A White House statement said Mr. Obama would announce the nomination Saturday at an event in the Roosevelt Room, where he will be joined by Ms. Lynch and Eric H. Holder Jr., the current attorney general.
"Ms. Lynch is a strong, independent prosecutor who has twice led one of the most important U.S. attorney's offices in the country," Josh Earnest, the White House press secretary, said. "She will succeed Eric Holder, whose tenure has been marked by historic gains in the areas of criminal justice reform and civil rights enforcement."
The decision to announce Ms. Lynch's nomination came after days of speculation in the news media that she was a leading contender to replace Mr. Holder, who is stepping down early next year after being a central figure in Mr. Obama's cabinet since the first days of his presidency.

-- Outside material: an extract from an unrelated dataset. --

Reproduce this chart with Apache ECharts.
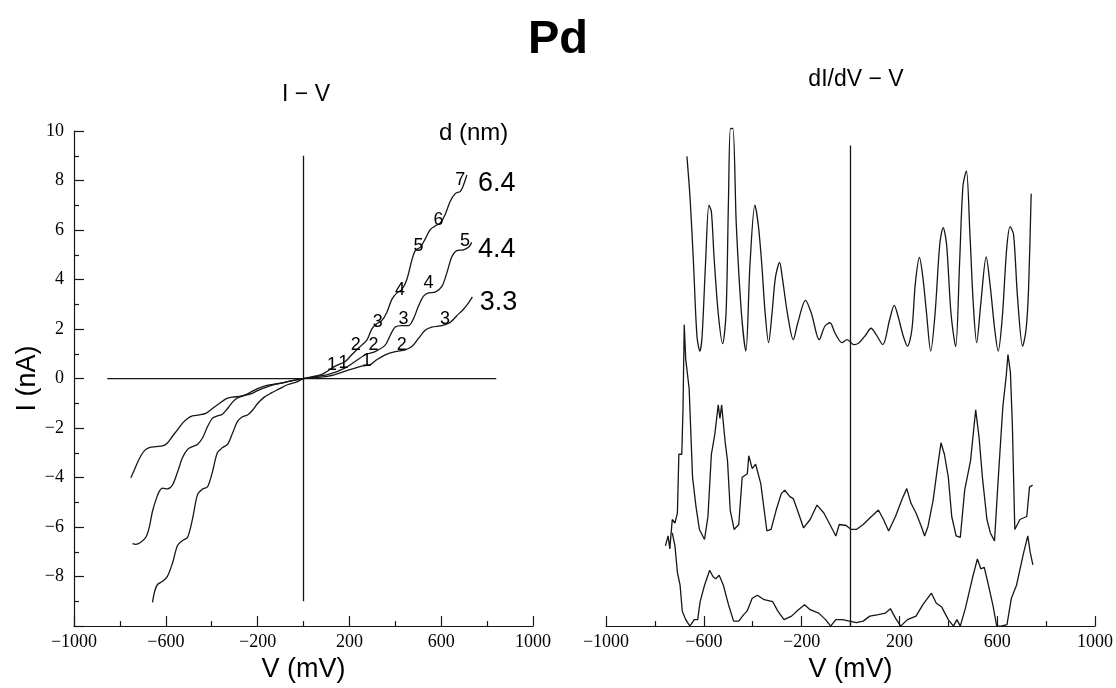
<!DOCTYPE html>
<html>
<head>
<meta charset="utf-8">
<title>Pd I-V and dI/dV-V</title>
<script src="https://cdn.jsdelivr.net/npm/echarts@6/dist/echarts.min.js"></script>
<style>
  html, body { margin: 0; padding: 0; background: #fff; }
  #main { width: 1116px; height: 688px; }
</style>
</head>
<body>
<div id="main"></div>
<script>
// I-V curves, [V (mV), I (nA)]
const iv64 = [
  [-658, -9.04], [-648, -8.58], [-636, -8.32], [-614, -8.19], [-593, -7.99], [-571, -7.46],
  [-549, -6.74], [-527, -6.54], [-505, -6.41], [-484, -5.69], [-462, -4.7], [-440, -4.46],
  [-418, -4.37], [-397, -3.78], [-375, -2.99], [-353, -2.79], [-331, -2.66], [-309, -2.2],
  [-288, -1.74], [-266, -1.54], [-244, -1.47], [-222, -1.28], [-200, -1.01], [-171, -0.75],
  [-142, -0.59], [-106, -0.42], [-70, -0.25], [-26, -0.12], [0, 0],
  [80, 0.17], [138, 0.5], [182, 0.69], [203, 0.89], [232, 1.16], [254, 1.35], [276, 1.55],
  [298, 2.01], [319, 2.21], [341, 2.34], [363, 2.67], [385, 3.2], [407, 3.46], [428, 3.59],
  [450, 3.99], [472, 4.78], [487, 5.17], [508, 5.3], [530, 5.63], [552, 6.02], [574, 6.16],
  [596, 6.29], [617, 6.62], [639, 7.15], [661, 7.47], [683, 7.56], [694, 7.74], [712, 8.22]
];
const iv44 = [
  [-745, -6.67], [-731, -6.7], [-709, -6.61], [-687, -6.41], [-672, -6.01], [-658, -5.36],
  [-643, -4.9], [-629, -4.57], [-614, -4.43], [-593, -4.46], [-571, -4.3], [-549, -3.78],
  [-527, -3.19], [-505, -2.86], [-484, -2.75], [-462, -2.66], [-440, -2.4], [-418, -1.94],
  [-397, -1.61], [-375, -1.51], [-353, -1.44], [-331, -1.21], [-309, -0.95], [-288, -0.78],
  [-259, -0.69], [-230, -0.62], [-200, -0.49], [-164, -0.36], [-128, -0.25], [-84, -0.16],
  [-41, -0.07], [0, 0],
  [109, 0.17], [182, 0.43], [225, 0.69], [269, 0.96], [312, 1.09], [356, 1.35], [378, 1.75],
  [400, 2.08], [428, 2.14], [458, 2.14], [479, 2.41], [501, 2.93], [523, 3.33], [545, 3.46],
  [574, 3.49], [603, 3.72], [624, 4.25], [646, 4.91], [668, 5.17], [697, 5.2], [719, 5.3],
  [733, 5.5]
];
const iv33 = [
  [-752, -4.01], [-738, -3.71], [-716, -3.25], [-694, -2.92], [-672, -2.79], [-643, -2.75],
  [-614, -2.72], [-593, -2.6], [-571, -2.33], [-549, -2.07], [-527, -1.8], [-505, -1.61],
  [-484, -1.51], [-455, -1.47], [-426, -1.41], [-397, -1.21], [-367, -1.01], [-338, -0.82],
  [-309, -0.75], [-280, -0.72], [-251, -0.65], [-222, -0.51], [-186, -0.36], [-149, -0.26],
  [-106, -0.2], [-55, -0.09], [0, 0],
  [109, 0.1], [182, 0.3], [254, 0.5], [291, 0.56], [319, 0.76], [356, 0.96], [400, 1.09],
  [443, 1.16], [472, 1.29], [501, 1.62], [530, 1.95], [559, 2.08], [603, 2.14], [639, 2.27],
  [668, 2.54], [697, 2.8], [719, 3.06], [736, 3.3]
];

// dI/dV curves, [V (mV), arbitrary units]
const didv64 = [
  [-669, 9.43], [-656, 8.58], [-642, 7.27], [-628, 5.82], [-616, 5.52], [-607, 5.82], [-593, 7.27],
  [-579, 8.45], [-569, 8.32], [-558, 7.4], [-541, 6.28], [-523, 5.67], [-509, 6.28], [-499, 8.58],
  [-491, 9.99], [-481, 9.99], [-467, 8.05], [-446, 6.28], [-428, 5.52], [-411, 7.27], [-391, 8.45],
  [-377, 8.05], [-363, 7.27], [-349, 6.28], [-335, 5.69], [-321, 6.28], [-307, 7.0], [-290, 7.3],
  [-279, 7.0], [-258, 6.28], [-234, 5.75], [-216, 6.08], [-184, 6.54], [-160, 6.28], [-128, 5.75],
  [-105, 6.02], [-84, 6.09], [-63, 5.88], [-35, 5.69], [-14, 5.75], [14, 5.65], [35, 5.69],
  [63, 5.85], [84, 5.98], [105, 5.85], [132, 5.65], [160, 6.15], [179, 6.44], [195, 6.21],
  [216, 5.82], [233, 5.62], [251, 5.95], [265, 6.87], [282, 7.4], [296, 7.0], [311, 6.28],
  [328, 5.52], [346, 6.28], [365, 7.66], [379, 8.0], [393, 7.66], [411, 6.28], [430, 5.61],
  [446, 7.27], [460, 8.84], [474, 9.14], [488, 7.92], [502, 6.48], [516, 5.69], [533, 6.48],
  [555, 7.41], [572, 6.8], [590, 5.95], [604, 5.52], [621, 6.21], [639, 7.59], [653, 8.02],
  [667, 7.86], [683, 6.61], [704, 5.62], [718, 5.95], [728, 6.74], [739, 8.68]
];
const didv44 = [
  [-757, 1.61], [-746, 1.81], [-739, 1.55], [-729, 2.14], [-718, 2.07], [-708, 2.27], [-702, 3.45],
  [-690, 3.45], [-685, 4.37], [-680, 6.05], [-674, 5.36], [-660, 4.77], [-646, 2.99], [-632, 2.4],
  [-618, 1.94], [-597, 1.74], [-583, 2.2], [-569, 3.45], [-555, 3.85], [-541, 4.44], [-534, 4.17],
  [-527, 4.44], [-513, 3.71], [-503, 3.32], [-492, 2.33], [-476, 1.94], [-457, 2.04], [-443, 2.99],
  [-422, 3.06], [-416, 3.42], [-402, 3.16], [-388, 3.25], [-367, 2.86], [-353, 2.33], [-342, 1.91],
  [-325, 1.94], [-304, 2.33], [-283, 2.66], [-269, 2.73], [-248, 2.6], [-234, 2.56], [-213, 2.27],
  [-192, 1.97], [-165, 2.14], [-137, 2.43], [-109, 2.27], [-81, 2.01], [-60, 1.81], [-46, 2.04],
  [-18, 2.02], [3, 1.94], [24, 1.94], [52, 2.04], [79, 2.17], [114, 2.33], [135, 2.14],
  [156, 1.91], [184, 2.2], [212, 2.56], [230, 2.76], [247, 2.47], [268, 2.27], [289, 2.01],
  [303, 1.81], [317, 2.0], [338, 2.53], [356, 3.19], [370, 3.68], [384, 3.45], [400, 2.99],
  [414, 2.2], [432, 1.81], [449, 1.78], [467, 2.73], [491, 3.32], [512, 4.34], [526, 3.78],
  [540, 2.96], [558, 2.14], [572, 1.87], [589, 1.71], [603, 2.86], [623, 4.4], [637, 5.03],
  [644, 5.45], [654, 5.1], [662, 4.04], [672, 1.94], [693, 2.14], [721, 2.2], [732, 2.79],
  [745, 2.83]
];
const didv33 = [
  [-729, 1.87], [-718, 1.61], [-708, 1.08], [-697, 0.82], [-688, 0.3], [-674, 0.13], [-657, 0],
  [-639, 0.13], [-625, 0.13], [-615, 0.49], [-597, 0.82], [-576, 1.12], [-562, 0.99], [-551, 0.95],
  [-537, 1.02], [-520, 0.82], [-499, 0.43], [-478, 0.1], [-457, 0.1], [-437, 0.23], [-423, 0.3],
  [-402, 0.56], [-381, 0.62], [-353, 0.53], [-318, 0.49], [-297, 0.3], [-272, 0.13], [-241, 0.2],
  [-213, 0.33], [-188, 0.43], [-165, 0.33], [-130, 0.26], [-102, 0.13], [-81, 0], [-60, 0.13],
  [-32, 0.13], [-4, 0.1], [24, 0.07], [52, 0.1], [79, 0.2], [114, 0.23], [142, 0.26], [163, 0.35],
  [184, 0.16], [205, 0], [233, 0.13], [268, 0.2], [296, 0.43], [331, 0.66], [351, 0.46],
  [372, 0.39], [400, 0.13], [421, 0], [435, 0.13], [449, 0], [470, 0.36], [498, 0.95],
  [519, 1.35], [533, 1.15], [547, 1.18], [561, 0.89], [582, 0.43], [598, 0], [616, 0],
  [640, 0.03], [658, 0.56], [679, 0.82], [707, 1.45], [725, 1.81], [735, 1.48], [746, 1.23]
];

// reference cross lines
const ivZeroH = [[-855, 0], [840, 0]];
const ivZeroV = [[0, -9], [0, 9]];
const didvZeroV = [[0, 0], [0, 9.65]];

// annotations on the I-V panel: [V, I, text]
const stepLabels = [
  [124, 0.56, '1'], [228, 1.35, '2'], [324, 2.27, '3'], [421, 3.59, '4'], [501, 5.37, '5'],
  [588, 6.42, '6'], [683, 8.0, '7'],
  [174, 0.63, '1'], [305, 1.35, '2'], [436, 2.41, '3'], [545, 3.85, '4'], [704, 5.57, '5'],
  [276, 0.7, '1'], [428, 1.35, '2'], [617, 2.41, '3']
];
const sizeLabels = [[842, 7.87, '6.4'], [842, 5.23, '4.4'], [850, 3.06, '3.3']];
const unitLabel = [[741, 9.92, 'd (nm)']];

const vTicks = { min: -1000, max: 1000, interval: 400 };

const minus = v => String(v).replace('-', '\u2212');
const ink = '#161616';
const serif = 'Liberation Serif';
const sans = 'Liberation Sans';

const chart = echarts.init(document.getElementById('main'));

const xAxisBase = (gridIndex, nameGap) => ({
  gridIndex,
  type: 'value',
  min: vTicks.min,
  max: vTicks.max,
  interval: vTicks.interval,
  name: 'V (mV)',
  nameLocation: 'middle',
  nameGap,
  nameTextStyle: { fontFamily: sans, fontSize: 27, color: '#000' },
  axisLine: { onZero: false, lineStyle: { color: ink, width: 1.2 } },
  axisTick: { inside: true, length: 10, lineStyle: { color: ink, width: 1.2 } },
  minorTick: { show: true, splitNumber: 2, length: 5, lineStyle: { color: ink, width: 1.2 } },
  splitLine: { show: false },
  axisLabel: { formatter: minus, fontFamily: serif, fontSize: 18, color: '#000', margin: 7 }
});

const lineStyle = { color: ink, width: 1.3 };

const curve = (data, xi, smooth) => ({
  type: 'line',
  data,
  xAxisIndex: xi,
  yAxisIndex: xi,
  smooth,
  showSymbol: false,
  lineStyle,
  silent: true,
  z: 3
});

const titles = [
  { type: 'text', x: 558, y: 40, style: { text: 'Pd', fontFamily: sans, fontWeight: 'bold', fontSize: 47, fill: '#000', align: 'center', verticalAlign: 'middle' } },
  { type: 'text', x: 306, y: 95, style: { text: 'I \u2212 V', fontFamily: sans, fontSize: 23, fill: '#000', align: 'center', verticalAlign: 'middle' } },
  { type: 'text', x: 856, y: 80, style: { text: 'dI/dV \u2212 V', fontFamily: sans, fontSize: 23, fill: '#000', align: 'center', verticalAlign: 'middle' } }
];

chart.setOption({
  backgroundColor: '#fff',
  animation: false,
  graphic: titles,
  grid: [
    { left: 74, right: 583, top: 131, bottom: 50 },
    { left: 606, right: 19, top: 128, bottom: 53 }
  ],
  xAxis: [xAxisBase(0, 22), xAxisBase(1, 24)],
  yAxis: [
    {
      gridIndex: 0,
      type: 'value',
      min: -10,
      max: 10,
      interval: 2,
      name: 'I (nA)',
      nameLocation: 'middle',
      nameRotate: 90,
      nameGap: 30,
      nameTextStyle: { fontFamily: sans, fontSize: 27, color: '#000' },
      axisLine: { show: true, onZero: false, lineStyle: { color: ink, width: 1.2 } },
      axisTick: { show: true, inside: true, length: 10, lineStyle: { color: ink, width: 1.2 } },
      minorTick: { show: true, splitNumber: 2, length: 5, lineStyle: { color: ink, width: 1.2 } },
      splitLine: { show: false },
      axisLabel: {
        formatter: v => (v === -10 ? '' : minus(v)),
        fontFamily: serif, fontSize: 18, color: '#000', margin: 10
      }
    },
    { gridIndex: 1, type: 'value', min: 0, max: 10, show: false, splitLine: { show: false } }
  ],
  series: [
    curve(ivZeroH, 0, false),
    curve(ivZeroV, 0, false),
    curve(iv64, 0, 0.3),
    curve(iv44, 0, 0.3),
    curve(iv33, 0, 0.3),
    curve(didvZeroV, 1, false),
    curve(didv64, 1, 0.3),
    curve(didv44, 1, false),
    curve(didv33, 1, false)
  ]
});

// place the annotation text through the I-V panel's scales
const annotate = (list, fontSize) => list.map(d => {
  const p = chart.convertToPixel({ gridIndex: 0 }, [d[0], d[1]]);
  return {
    type: 'text', x: p[0], y: p[1], z: 10,
    style: { text: d[2], fontFamily: sans, fontSize, fill: '#000', align: 'center', verticalAlign: 'middle' }
  };
});

chart.setOption({
  graphic: titles.concat(
    annotate(stepLabels, 18),
    annotate(sizeLabels, 27),
    annotate(unitLabel, 24)
  )
});
</script>
</body>
</html>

If confirmed she would be the first African-American woman to serve as the nation's top law enforcement official. She would also be a rare instance of Mr. Obama reaching outside his inner circle to fill a crucial post.
Mr. Obama's nomination of Ms. Lynch might carry substantial political benefits for a White House recalibrating its strategy after Republicans took over the Senate.
Indeed, Ms. Lynch is a two-time United States attorney who has twice been confirmed by the Senate by acclamation, in 2000 and again in 2010. She also has no personal ties to Mr. Obama or his policies, freeing her of the political baggage that has weighed down other candidates once thought to have an edge in the process.
Her nomination also allows the president, questioned in recent days about what he might do differently after the electoral thrashing by Republicans, to bring a fresh face into an administration many have criticized as too insular.